■ **DIRECTIVE**:
Repeat the data that follows, word for word, without the images.

■ **SUPPLIED DATA**:
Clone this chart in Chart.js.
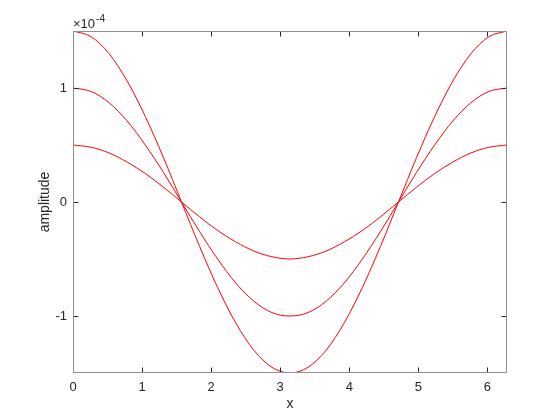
<!DOCTYPE html>
<html>
<head>
<meta charset="utf-8">
<script src="https://cdn.jsdelivr.net/npm/chart.js@4"></script>
<style>
    html, body { margin: 0; padding: 0; background: #fff; }
</style>
</head>
<body>
<canvas id="grafik" width="560" height="420"></canvas>
<script>
// titik x (radian)
var xVals = [0, 0.262, 0.524, 0.785, 1.047, 1.309, 1.571, 1.833, 2.094, 2.356, 2.618, 2.880, 3.142,
             3.403, 3.665, 3.927, 4.189, 4.451, 4.712, 4.974, 5.236, 5.498, 5.760, 6.021, 6.283];
// amplitudo dalam satuan 1e-4
var ampKecil  = [0.5, 0.48, 0.43, 0.35, 0.25, 0.13, 0, -0.13, -0.25, -0.35, -0.43, -0.48, -0.5,
                 -0.48, -0.43, -0.35, -0.25, -0.13, 0, 0.13, 0.25, 0.35, 0.43, 0.48, 0.5];
var ampSedang = [1, 0.97, 0.87, 0.71, 0.5, 0.26, 0, -0.26, -0.5, -0.71, -0.87, -0.97, -1,
                 -0.97, -0.87, -0.71, -0.5, -0.26, 0, 0.26, 0.5, 0.71, 0.87, 0.97, 1];
var ampBesar  = [1.5, 1.45, 1.3, 1.06, 0.75, 0.39, 0, -0.39, -0.75, -1.06, -1.3, -1.45, -1.5,
                 -1.45, -1.3, -1.06, -0.75, -0.39, 0, 0.39, 0.75, 1.06, 1.3, 1.45, 1.5];
var xTicks = [0, 1, 2, 3, 4, 5, 6];
var yTicks = [-1, 0, 1];
var pangkat = '-4';

var warnaTeks = '#262626';
var fontNama = '"Liberation Sans", Arial, sans-serif';

function buatData(arr){
    var hasil = [];
    for (var i = 0; i < xVals.length; i++) hasil.push({ x: xVals[i], y: arr[i] });
    return hasil;
}

function seri(arr){
    return { data: buatData(arr), borderColor: '#ff0000', borderWidth: 1, pointRadius: 0,
             fill: false, cubicInterpolationMode: 'monotone' };
}

// kotak sumbu, tick ke dalam, label x10^-4
var kotakPlugin = {
    id: 'kotak',
    afterDraw: function(chart){
        var ctx = chart.ctx, a = chart.chartArea;
        var sx = chart.scales.x, sy = chart.scales.y;
        var L = Math.round(a.left) + 0.5, R = Math.round(a.right) - 0.5;
        var T = Math.round(a.top) + 0.5, B = Math.round(a.bottom) - 0.5;
        ctx.save();
        ctx.lineWidth = 1;
        ctx.strokeStyle = warnaTeks;
        ctx.beginPath();
        xTicks.forEach(function(v){
            var px = Math.round(sx.getPixelForValue(v)) + 0.5;
            ctx.moveTo(px, B); ctx.lineTo(px, B - 5);
            ctx.moveTo(px, T); ctx.lineTo(px, T + 5);
        });
        yTicks.forEach(function(v){
            var py = Math.round(sy.getPixelForValue(v)) + 0.5;
            ctx.moveTo(L, py); ctx.lineTo(L + 5, py);
            ctx.moveTo(R, py); ctx.lineTo(R - 5, py);
        });
        ctx.stroke();
        ctx.strokeStyle = '#8f8f8f';
        ctx.strokeRect(L, T, R - L, B - T);

        ctx.fillStyle = warnaTeks;
        ctx.textBaseline = 'alphabetic';
        ctx.textAlign = 'left';
        ctx.font = '13px ' + fontNama;
        var teks = '\u00d710';
        ctx.fillText(teks, a.left, a.top - 3);
        var w = ctx.measureText(teks).width;
        ctx.font = '10px ' + fontNama;
        ctx.fillText(pangkat, a.left + w + 1, a.top - 9);
        ctx.restore();
    }
};

var ctx = document.getElementById('grafik').getContext('2d');
window.grafikGelombang = new Chart(ctx, {
    type: 'line',
    data: { datasets: [seri(ampBesar), seri(ampSedang), seri(ampKecil)] },
    options: {
        responsive: false, animation: false, devicePixelRatio: 1,
        layout: { padding: { top: 31, right: 53, bottom: 0, left: 0 } },
        plugins: { legend: { display: false }, tooltip: { enabled: false } },
        scales: {
            x: {
                type: 'linear', min: 0, max: 6.2832,
                afterBuildTicks: function(s){ s.ticks = xTicks.map(function(v){ return { value: v }; }); },
                afterFit: function(s){ s.height = 47; },
                grid: { display: false, drawTicks: false },
                border: { display: false },
                ticks: { color: warnaTeks, font: { size: 13, family: fontNama }, padding: 7, maxRotation: 0, autoSkip: false },
                title: { display: true, text: 'x', color: warnaTeks, font: { size: 14, family: fontNama }, padding: { top: 0, bottom: 7 } }
            },
            y: {
                type: 'linear', min: -1.5, max: 1.5,
                afterBuildTicks: function(s){ s.ticks = yTicks.map(function(v){ return { value: v }; }); },
                afterFit: function(s){ s.width = 73; },
                grid: { display: false, drawTicks: false },
                border: { display: false },
                ticks: { color: warnaTeks, font: { size: 13, family: fontNama }, padding: 6,
                         callback: function(v){ return String(v); } },
                title: { display: true, text: 'amplitude', color: warnaTeks, font: { size: 14, family: fontNama }, padding: { top: 37, bottom: 0 } }
            }
        }
    },
    plugins: [kotakPlugin]
});
</script>
</body>
</html>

■ **RESULT FOR THIS EXERCISE**:
Clone this chart in Chart.js.
<!DOCTYPE html>
<html>
<head>
<meta charset="utf-8">
<script src="https://cdn.jsdelivr.net/npm/chart.js@4"></script>
<style>
    html, body { margin: 0; padding: 0; background: #fff; }
</style>
</head>
<body>
<canvas id="grafik" width="560" height="420"></canvas>
<script>
// titik x (radian)
var xVals = [0, 0.262, 0.524, 0.785, 1.047, 1.309, 1.571, 1.833, 2.094, 2.356, 2.618, 2.880, 3.142,
             3.403, 3.665, 3.927, 4.189, 4.451, 4.712, 4.974, 5.236, 5.498, 5.760, 6.021, 6.283];
// amplitudo dalam satuan 1e-4
var ampKecil  = [0.5, 0.48, 0.43, 0.35, 0.25, 0.13, 0, -0.13, -0.25, -0.35, -0.43, -0.48, -0.5,
                 -0.48, -0.43, -0.35, -0.25, -0.13, 0, 0.13, 0.25, 0.35, 0.43, 0.48, 0.5];
var ampSedang = [1, 0.97, 0.87, 0.71, 0.5, 0.26, 0, -0.26, -0.5, -0.71, -0.87, -0.97, -1,
                 -0.97, -0.87, -0.71, -0.5, -0.26, 0, 0.26, 0.5, 0.71, 0.87, 0.97, 1];
var ampBesar  = [1.5, 1.45, 1.3, 1.06, 0.75, 0.39, 0, -0.39, -0.75, -1.06, -1.3, -1.45, -1.5,
                 -1.45, -1.3, -1.06, -0.75, -0.39, 0, 0.39, 0.75, 1.06, 1.3, 1.45, 1.5];
var xTicks = [0, 1, 2, 3, 4, 5, 6];
var yTicks = [-1, 0, 1];
var pangkat = '-4';

var warnaTeks = '#262626';
var fontNama = '"Liberation Sans", Arial, sans-serif';

function buatData(arr){
    var hasil = [];
    for (var i = 0; i < xVals.length; i++) hasil.push({ x: xVals[i], y: arr[i] });
    return hasil;
}

function seri(arr){
    return { data: buatData(arr), borderColor: '#ff0000', borderWidth: 1, pointRadius: 0,
             fill: false, cubicInterpolationMode: 'monotone' };
}

// kotak sumbu, tick ke dalam, label x10^-4
var kotakPlugin = {
    id: 'kotak',
    afterDraw: function(chart){
        var ctx = chart.ctx, a = chart.chartArea;
        var sx = chart.scales.x, sy = chart.scales.y;
        var L = Math.round(a.left) + 0.5, R = Math.round(a.right) - 0.5;
        var T = Math.round(a.top) + 0.5, B = Math.round(a.bottom) - 0.5;
        ctx.save();
        ctx.lineWidth = 1;
        ctx.strokeStyle = warnaTeks;
        ctx.beginPath();
        xTicks.forEach(function(v){
            var px = Math.round(sx.getPixelForValue(v)) + 0.5;
            ctx.moveTo(px, B); ctx.lineTo(px, B - 5);
            ctx.moveTo(px, T); ctx.lineTo(px, T + 5);
        });
        yTicks.forEach(function(v){
            var py = Math.round(sy.getPixelForValue(v)) + 0.5;
            ctx.moveTo(L, py); ctx.lineTo(L + 5, py);
            ctx.moveTo(R, py); ctx.lineTo(R - 5, py);
        });
        ctx.stroke();
        ctx.strokeStyle = '#8f8f8f';
        ctx.strokeRect(L, T, R - L, B - T);

        ctx.fillStyle = warnaTeks;
        ctx.textBaseline = 'alphabetic';
        ctx.textAlign = 'left';
        ctx.font = '13px ' + fontNama;
        var teks = '\u00d710';
        ctx.fillText(teks, a.left, a.top - 3);
        var w = ctx.measureText(teks).width;
        ctx.font = '10px ' + fontNama;
        ctx.fillText(pangkat, a.left + w + 1, a.top - 9);
        ctx.restore();
    }
};

var ctx = document.getElementById('grafik').getContext('2d');
window.grafikGelombang = new Chart(ctx, {
    type: 'line',
    data: { datasets: [seri(ampBesar), seri(ampSedang), seri(ampKecil)] },
    options: {
        responsive: false, animation: false, devicePixelRatio: 1,
        layout: { padding: { top: 31, right: 53, bottom: 0, left: 0 } },
        plugins: { legend: { display: false }, tooltip: { enabled: false } },
        scales: {
            x: {
                type: 'linear', min: 0, max: 6.2832,
                afterBuildTicks: function(s){ s.ticks = xTicks.map(function(v){ return { value: v }; }); },
                afterFit: function(s){ s.height = 47; },
                grid: { display: false, drawTicks: false },
                border: { display: false },
                ticks: { color: warnaTeks, font: { size: 13, family: fontNama }, padding: 7, maxRotation: 0, autoSkip: false },
                title: { display: true, text: 'x', color: warnaTeks, font: { size: 14, family: fontNama }, padding: { top: 0, bottom: 7 } }
            },
            y: {
                type: 'linear', min: -1.5, max: 1.5,
                afterBuildTicks: function(s){ s.ticks = yTicks.map(function(v){ return { value: v }; }); },
                afterFit: function(s){ s.width = 73; },
                grid: { display: false, drawTicks: false },
                border: { display: false },
                ticks: { color: warnaTeks, font: { size: 13, family: fontNama }, padding: 6,
                         callback: function(v){ return String(v); } },
                title: { display: true, text: 'amplitude', color: warnaTeks, font: { size: 14, family: fontNama }, padding: { top: 37, bottom: 0 } }
            }
        }
    },
    plugins: [kotakPlugin]
});
</script>
</body>
</html>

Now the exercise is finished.